A storage object is analogous to a file systemdirectory. Just as a directory can contain other directories and files, a storage object can contain other storage objects and stream objects. Also like a directory, a storage object tracks the locations and sizes of the child storage object and stream objects nested beneath it.
A stream object is analogous to the traditional notion of a file. Like a file, a stream contains user-defined data stored as a consecutive sequence of bytes.
The hierarchy is defined by a parent object/child object relationship. Stream objects cannot contain child objects. Storage objects can contain stream objects and/or other storage objects, each of which has a name that uniquely identifies it among the children of its parent storage object.
The root storage object has no parent object.
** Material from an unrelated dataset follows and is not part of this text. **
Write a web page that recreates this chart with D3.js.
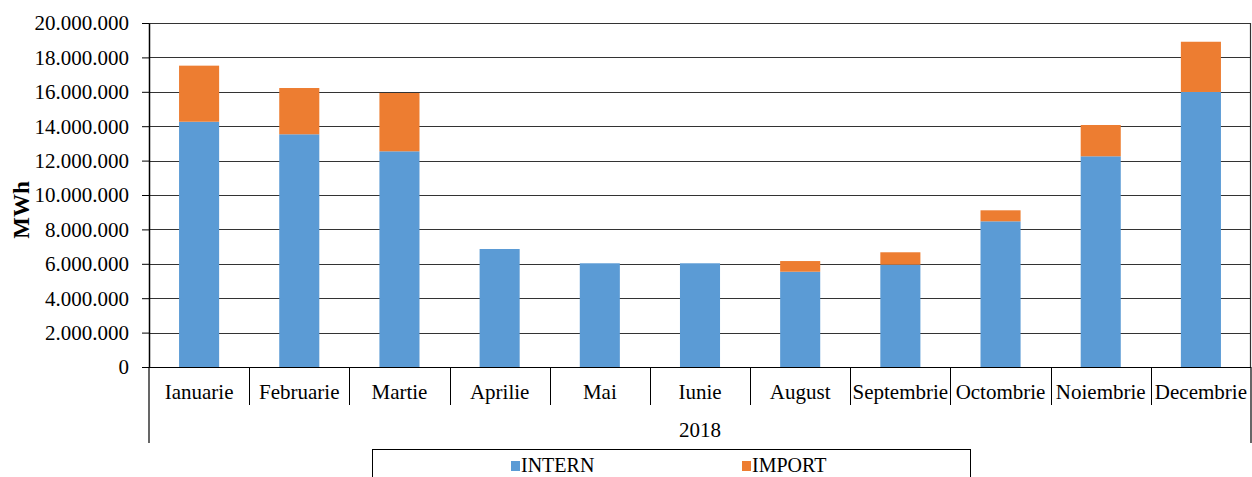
<!DOCTYPE html>
<html>
<head>
<meta charset="utf-8">
<script src="https://cdn.jsdelivr.net/npm/d3@7"></script>
<style>
  body { margin: 0; background: #fff; }
</style>
</head>
<body>
<script>
var months = ["Ianuarie", "Februarie", "Martie", "Aprilie", "Mai", "Iunie",
  "August", "Septembrie", "Octombrie", "Noiembrie", "Decembrie"];
var intern = [14260000, 13530000, 12540000, 6860000, 6030000, 6030000,
  5540000, 5950000, 8470000, 12250000, 15990000];
var importVals = [3260000, 2690000, 3390000, 0, 0, 0,
  620000, 720000, 640000, 1820000, 2920000];
var yTicks = [0, 2000000, 4000000, 6000000, 8000000, 10000000,
  12000000, 14000000, 16000000, 18000000, 20000000];
var seriesNames = ["INTERN", "IMPORT"];
var colors = ["#5B9BD5", "#ED7D31"];
var yearLabel = "2018";

var serif = "'Liberation Serif', 'Times New Roman', serif";

d3.select("body").append("svg")
  .attr("width", 1252)
  .attr("height", 477);

var svg = d3.select("svg");

var margin = {top: 23, right: 1, bottom: 110, left: 149};
var width = 1252 - margin.left - margin.right;
var height = 477 - margin.top - margin.bottom;

var g = svg.append("g")
  .attr("transform", "translate(" + margin.left + "," + margin.top + ")");

var xScale = d3.scaleBand().domain(months).range([0, width]).paddingInner(0.6).paddingOuter(0.3);
var xCat = d3.scaleBand().domain(months).range([0, width]);
var yScale = d3.scaleLinear().domain([0, 20000000]).range([height, 0]);

var fmt = function(d) { return d3.format(",")(d).replace(/,/g, "."); };

// gridlines
g.selectAll(".grid")
  .data(yTicks)
  .enter().append("line")
  .attr("x1", 0).attr("x2", width)
  .attr("y1", function(d) { return Math.round(yScale(d)) + 0.5; })
  .attr("y2", function(d) { return Math.round(yScale(d)) + 0.5; })
  .attr("stroke", "#333").attr("stroke-width", 1.2);

// stacked bars
var table = months.map(function(m, i) { return {month: m, INTERN: intern[i], IMPORT: importVals[i]}; });
var stack = d3.stack().keys(seriesNames)(table);

g.selectAll(".series")
  .data(stack)
  .enter().append("g")
  .attr("fill", function(d, i) { return colors[i]; })
  .selectAll("rect")
  .data(function(d) { return d; })
  .enter().append("rect")
  .attr("x", function(d) { return xScale(d.data.month); })
  .attr("width", xScale.bandwidth())
  .attr("y", function(d) { return yScale(d[1]); })
  .attr("height", function(d) { return yScale(d[0]) - yScale(d[1]); });

// y axis
var yAxis = g.append("g")
  .call(d3.axisLeft(yScale).tickValues(yTicks).tickFormat(fmt).tickSize(7).tickSizeOuter(0));
yAxis.attr("font-family", null).attr("font-size", null);
yAxis.select(".domain").attr("stroke", "#000").attr("stroke-width", 1.5);
yAxis.selectAll(".tick line").attr("stroke", "#000");
yAxis.selectAll("text")
  .attr("x", -20)
  .attr("dy", "0.33em")
  .attr("fill", "#000");

// category axis with group dividers
var xg = g.append("g").attr("transform", "translate(0," + height + ")");
xg.append("line").attr("x1", 0).attr("x2", width).attr("y1", 0.5).attr("y2", 0.5)
  .attr("stroke", "#000").attr("stroke-width", 1.2);
xg.selectAll(".div")
  .data(months.slice(1))
  .enter().append("line")
  .attr("x1", function(d) { return Math.round(xCat(d)) + 0.5; })
  .attr("x2", function(d) { return Math.round(xCat(d)) + 0.5; })
  .attr("y1", 0).attr("y2", 38)
  .attr("stroke", "#000");
xg.selectAll(".edge")
  .data([0, width])
  .enter().append("line")
  .attr("x1", function(d) { return d; }).attr("x2", function(d) { return d; })
  .attr("y1", 0).attr("y2", 76)
  .attr("stroke", "#000").attr("stroke-width", 1.2);
xg.selectAll(".lab")
  .data(months)
  .enter().append("text")
  .attr("x", function(d) { return xCat(d) + xCat.bandwidth() / 2; })
  .attr("y", 32)
  .attr("text-anchor", "middle")
  .text(function(d) { return d; });
xg.append("text")
  .attr("x", width / 2)
  .attr("y", 70)
  .attr("text-anchor", "middle")
  .text(yearLabel);

// right border
g.append("line")
  .attr("x1", width - 0.5).attr("x2", width - 0.5)
  .attr("y1", 0).attr("y2", height)
  .attr("stroke", "#333").attr("stroke-width", 1.2);

// y title
svg.append("text")
  .attr("transform", "translate(29,210) rotate(-90)")
  .attr("text-anchor", "middle")
  .attr("class", "ytitle")
  .text("MWh");

// legend
var legend = svg.append("g");
legend.append("rect")
  .attr("x", 372.5).attr("y", 449.5).attr("width", 598).attr("height", 40)
  .attr("fill", "none").attr("stroke", "#000");
var legendX = [511, 742];
seriesNames.forEach(function(s, i) {
  legend.append("rect")
    .attr("x", legendX[i]).attr("y", 461).attr("width", 9).attr("height", 10)
    .attr("fill", colors[i]);
  legend.append("text")
    .attr("class", "legtext")
    .attr("x", legendX[i] + 10).attr("y", 472)
    .text(s);
});

svg.selectAll("text")
  .style("font-family", serif)
  .style("font-size", "21px")
  .style("fill", "#000");
svg.selectAll(".legtext").style("font-size", "20px");
svg.select(".ytitle").style("font-size", "23px").style("font-weight", "bold");
</script>
</body>
</html>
The root storage object also has no name; because names are used to identify child objects, a name for the root storage object is unnecessary and the file format does not provide a representation for it.
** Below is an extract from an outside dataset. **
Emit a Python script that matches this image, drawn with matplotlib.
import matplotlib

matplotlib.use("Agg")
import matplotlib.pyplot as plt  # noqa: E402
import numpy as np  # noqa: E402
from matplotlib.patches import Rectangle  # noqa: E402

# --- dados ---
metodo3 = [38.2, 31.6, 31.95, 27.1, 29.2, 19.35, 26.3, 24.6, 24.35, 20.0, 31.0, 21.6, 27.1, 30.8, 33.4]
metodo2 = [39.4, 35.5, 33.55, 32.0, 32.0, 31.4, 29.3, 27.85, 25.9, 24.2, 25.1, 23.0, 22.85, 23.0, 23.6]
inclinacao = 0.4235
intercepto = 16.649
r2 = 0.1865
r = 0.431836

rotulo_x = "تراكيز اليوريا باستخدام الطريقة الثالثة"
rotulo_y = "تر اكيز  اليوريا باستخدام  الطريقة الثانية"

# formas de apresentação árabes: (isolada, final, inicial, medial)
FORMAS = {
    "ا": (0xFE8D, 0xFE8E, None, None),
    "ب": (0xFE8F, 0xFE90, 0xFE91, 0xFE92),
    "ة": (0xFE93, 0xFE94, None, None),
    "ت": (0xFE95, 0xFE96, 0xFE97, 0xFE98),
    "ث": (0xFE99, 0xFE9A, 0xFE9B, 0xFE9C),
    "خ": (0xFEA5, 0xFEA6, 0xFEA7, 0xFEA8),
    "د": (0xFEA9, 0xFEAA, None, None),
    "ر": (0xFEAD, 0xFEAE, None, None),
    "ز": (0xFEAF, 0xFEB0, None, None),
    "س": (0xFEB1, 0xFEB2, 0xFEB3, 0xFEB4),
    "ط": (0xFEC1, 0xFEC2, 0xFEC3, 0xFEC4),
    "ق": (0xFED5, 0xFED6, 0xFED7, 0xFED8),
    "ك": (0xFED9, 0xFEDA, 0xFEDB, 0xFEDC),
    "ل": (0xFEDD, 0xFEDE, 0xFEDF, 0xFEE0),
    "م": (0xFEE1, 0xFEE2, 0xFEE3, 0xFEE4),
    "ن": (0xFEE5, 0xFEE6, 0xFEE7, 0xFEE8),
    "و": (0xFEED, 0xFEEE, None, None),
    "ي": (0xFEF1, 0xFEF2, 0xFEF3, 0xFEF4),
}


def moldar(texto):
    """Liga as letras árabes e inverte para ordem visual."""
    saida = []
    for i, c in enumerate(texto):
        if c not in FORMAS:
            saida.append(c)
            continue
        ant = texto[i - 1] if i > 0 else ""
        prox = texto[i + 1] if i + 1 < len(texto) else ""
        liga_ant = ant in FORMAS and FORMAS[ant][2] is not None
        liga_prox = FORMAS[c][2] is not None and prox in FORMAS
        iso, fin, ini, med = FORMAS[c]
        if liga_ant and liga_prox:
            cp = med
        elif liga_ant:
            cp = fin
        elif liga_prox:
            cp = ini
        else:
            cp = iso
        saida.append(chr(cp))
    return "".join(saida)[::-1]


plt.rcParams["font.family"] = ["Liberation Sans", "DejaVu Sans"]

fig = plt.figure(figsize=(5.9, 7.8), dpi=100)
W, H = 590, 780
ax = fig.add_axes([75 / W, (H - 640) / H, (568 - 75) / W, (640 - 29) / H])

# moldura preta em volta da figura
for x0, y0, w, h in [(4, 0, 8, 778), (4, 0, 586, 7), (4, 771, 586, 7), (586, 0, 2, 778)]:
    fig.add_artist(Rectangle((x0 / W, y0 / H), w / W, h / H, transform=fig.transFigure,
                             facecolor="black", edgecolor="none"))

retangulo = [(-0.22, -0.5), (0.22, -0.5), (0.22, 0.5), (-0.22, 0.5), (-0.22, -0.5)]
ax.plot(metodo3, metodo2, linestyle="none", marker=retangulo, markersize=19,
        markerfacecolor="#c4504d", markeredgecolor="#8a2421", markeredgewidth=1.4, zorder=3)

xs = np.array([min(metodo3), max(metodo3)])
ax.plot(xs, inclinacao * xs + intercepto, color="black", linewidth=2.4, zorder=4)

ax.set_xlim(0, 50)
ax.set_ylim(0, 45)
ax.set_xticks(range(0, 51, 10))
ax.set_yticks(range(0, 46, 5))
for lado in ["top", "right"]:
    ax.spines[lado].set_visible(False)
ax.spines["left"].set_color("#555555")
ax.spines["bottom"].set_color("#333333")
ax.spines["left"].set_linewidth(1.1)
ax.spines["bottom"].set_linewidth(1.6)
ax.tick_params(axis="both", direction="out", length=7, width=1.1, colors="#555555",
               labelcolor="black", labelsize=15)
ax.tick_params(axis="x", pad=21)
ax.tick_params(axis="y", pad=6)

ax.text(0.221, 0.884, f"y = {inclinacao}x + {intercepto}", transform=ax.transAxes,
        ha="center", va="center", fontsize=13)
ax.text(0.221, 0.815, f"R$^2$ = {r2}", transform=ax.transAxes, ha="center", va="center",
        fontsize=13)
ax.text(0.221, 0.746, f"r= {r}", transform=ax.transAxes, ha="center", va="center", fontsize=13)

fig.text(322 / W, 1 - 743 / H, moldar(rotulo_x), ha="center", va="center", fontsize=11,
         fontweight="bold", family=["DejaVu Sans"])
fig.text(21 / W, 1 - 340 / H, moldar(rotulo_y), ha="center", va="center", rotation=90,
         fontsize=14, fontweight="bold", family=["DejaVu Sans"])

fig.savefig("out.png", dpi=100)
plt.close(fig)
Figure 3: Example of a structured storage compound file
A compound file consists of the root storage object with optional child storage objects and stream objects in a nested hierarchy. Stream objects can contain user-defined data stored as an array of bytes. Storage objects can contain an object classGUID called a CLSID, which can identify an application that can read/write stream objects under that storage object.
The benefits of compound files include the following:
Because the compound file implementation provides a file system-like abstraction within a file, independent of the details of the underlying file system, compound files can be accessed by different applications on different platform operating systems. The compound file can be a generic container file format that holds data for multiple applications.
Because the separate objects in a compound file are saved in a standard format, any browser utility reading the standard format can list the storage objects and stream objects in the compound file, even though data within a given object can be in a proprietary format.
There exist standardized data structures for writing certain types of stream objects—for example, summary information property-sets (for more information see [MS-OLEPS])—that applications can read using parsers for these data structures, even when the rest of the stream objects cannot be understood.
The compound file implementation constructs a level of indirection by supporting a file system within a file. A single flat file requires a large contiguous sequence of bytes on the disk. By contrast, compound files define how to treat a single file as a structured collection of storage objects and stream objects that act as file system directories and files, respectively.
Figure 4: Example of a compound file showing equal-length sector divisions
A compound file is divided into equal-length sectors. The first sector contains the compound file header. Subsequent sectors are identified by a 32-bit non-negative integer number, called the sector number.
A group of sectors can form a sector chain, which is a linked list of sectors forming a logical byte array, even though the sectors can be in non-consecutive locations in the compound file. For example, shown are two sector chains. A sector chain starts at sector #0, continues to sector #2, and ends at sector #4. Another sector chain starts at sector #1, and ends at sector #3.
Figure 5: Example of a compound file sector chain
A sector can be unallocated or free, in which case it is not part of a sector chain. A sector number is used for several purposes.
A sector number is used to identify the file offset of that sector in a compound file.
In a sector chain, it is used to identify the next sector in the chain.
Special sector numbers are used to represent chain termination and free sectors.